NHS England must step up its drive to remove ‘ghost patients’ from practice lists as inaccuracies could be having a knock-on impact on CCG funding allocations, an influential committee of MPs has said today.
In a report by the Commons Public Accounts Committee (PAC), MPs found a huge disparity in CCG funding allocations, and put part of this down to the fact they rely on practice lists as a measure of population size, which they claim contain a number of inaccuracies.
The committee concluded that NHS England should take ‘immediate action’ to ensure area teams are validating practice lists.
Pulse revealed in September that thousands of patients had been wrongly removed from GP lists and forced to reregister as overzealous area teams tried to cut costs.
But the PAC says that NHS England should ensure local area teams comply with its guidelines designed to increase the number of reviews of patient lists.
The report recommends: ‘NHS England should take immediate action to ensure that all area teams are complying with its guidance on GP list validation, at the same as taking forward its longer-term plans to gain greater assurance over the data.
‘[Despite improvements] GP list numbers still tend to be inflated as people may remain on lists after they have moved out of an area. This is a particular issue in areas with more transient populations.’

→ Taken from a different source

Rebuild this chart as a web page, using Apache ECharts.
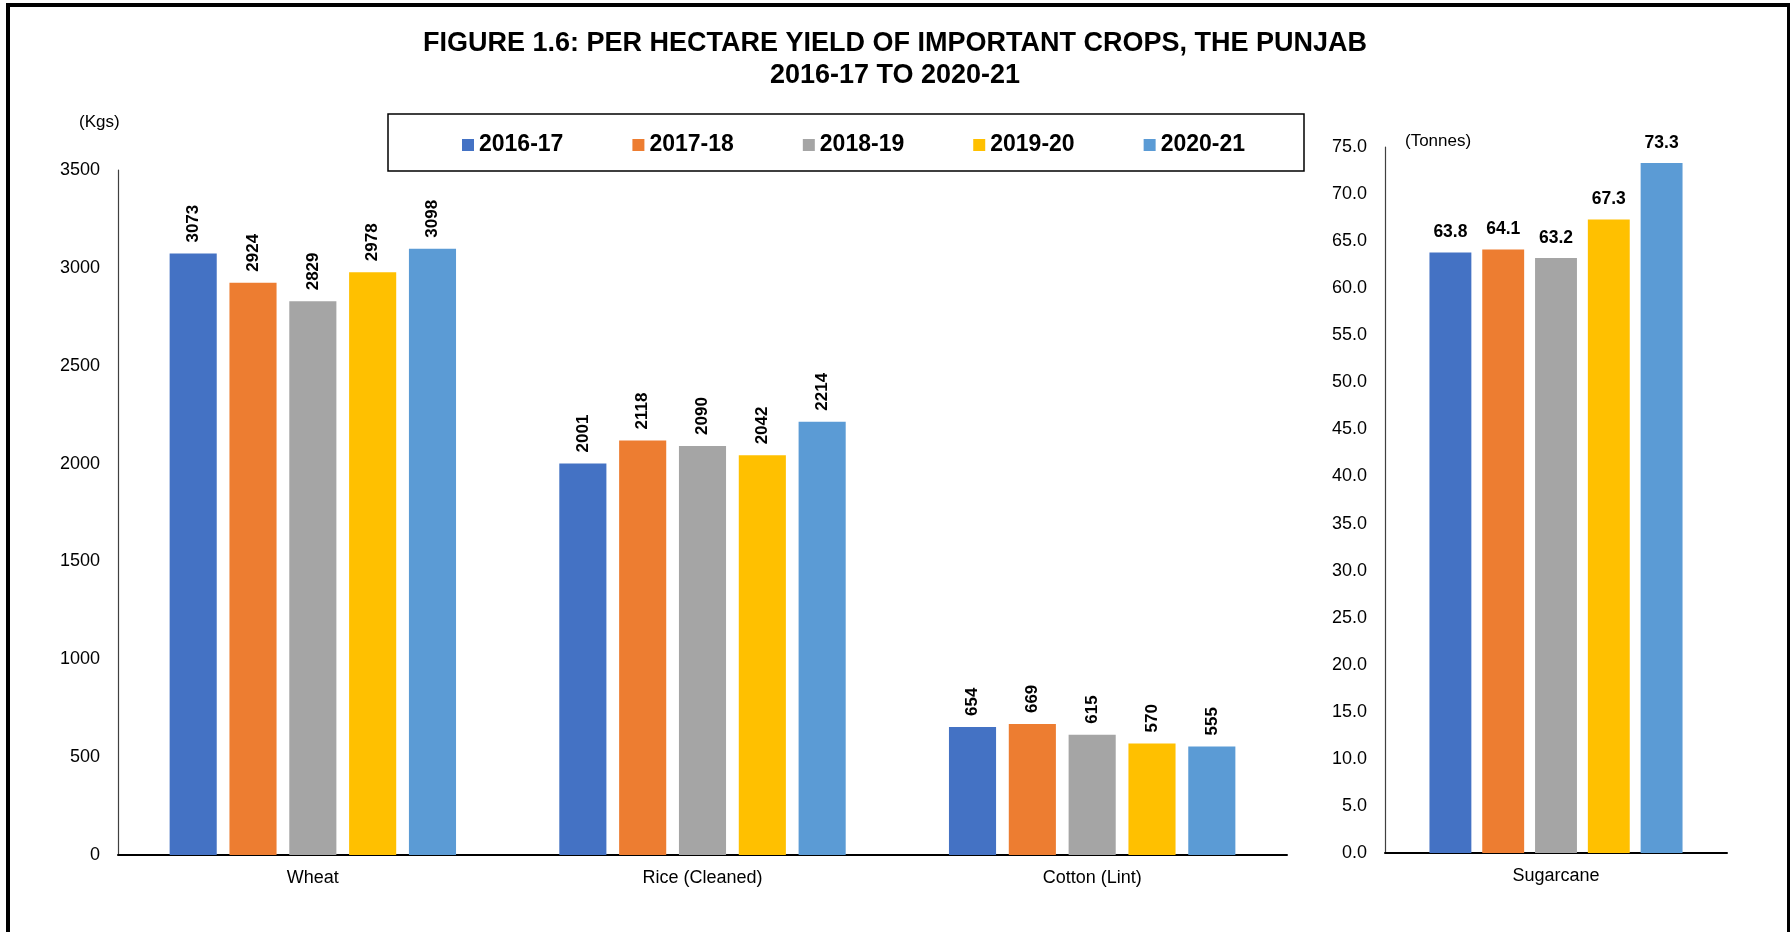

‘At the same time, GP lists do not include unregistered patients which may affect areas with high levels of inward migration. Most of NHS England’s area teams have done some work to validate GP lists, but NHS England accepts that it needs to do more.’
They also called for NHS England to address the plummeting proportion of funding which is devoted to primary care, and to overhaul the primary care funding allocation formula, this time with greater input from advisory bodies.
Last year NHS England announced a redesign of CCG funding formula to take better account of deprivation, and now the committee is urging them to do the same for the primary care formula before the 2016-17 round of funding allocation.
The report states that two fifths of CCGs are still more than 5% above or below the target funding allocations, with variation from £137 per person below target, up to £361 per person above target.
It said this ‘has important implications for the financial sustainability of the health service’, as 19 of the 20 CCGs predicted to end the year in, or close to, deficit were being underfunded.
Dr Richard Vautrey, deputy chair of the GPC, said: ‘Variation in local funding is a longstanding problem which has not been addressed for many years. While the pace of funding improvements for CCGs has been very slow, general practice has been subjected to very rapid and unreasonable funding changes which are having a major impact on some GP practices, especially in rural areas and some areas of significant deprivation, as they lose much needed investment.’
PAC chair Margaret Hodge MP said: ‘At the current rate, it would take around 80 years for all local health commissioners to reach their target allocation.’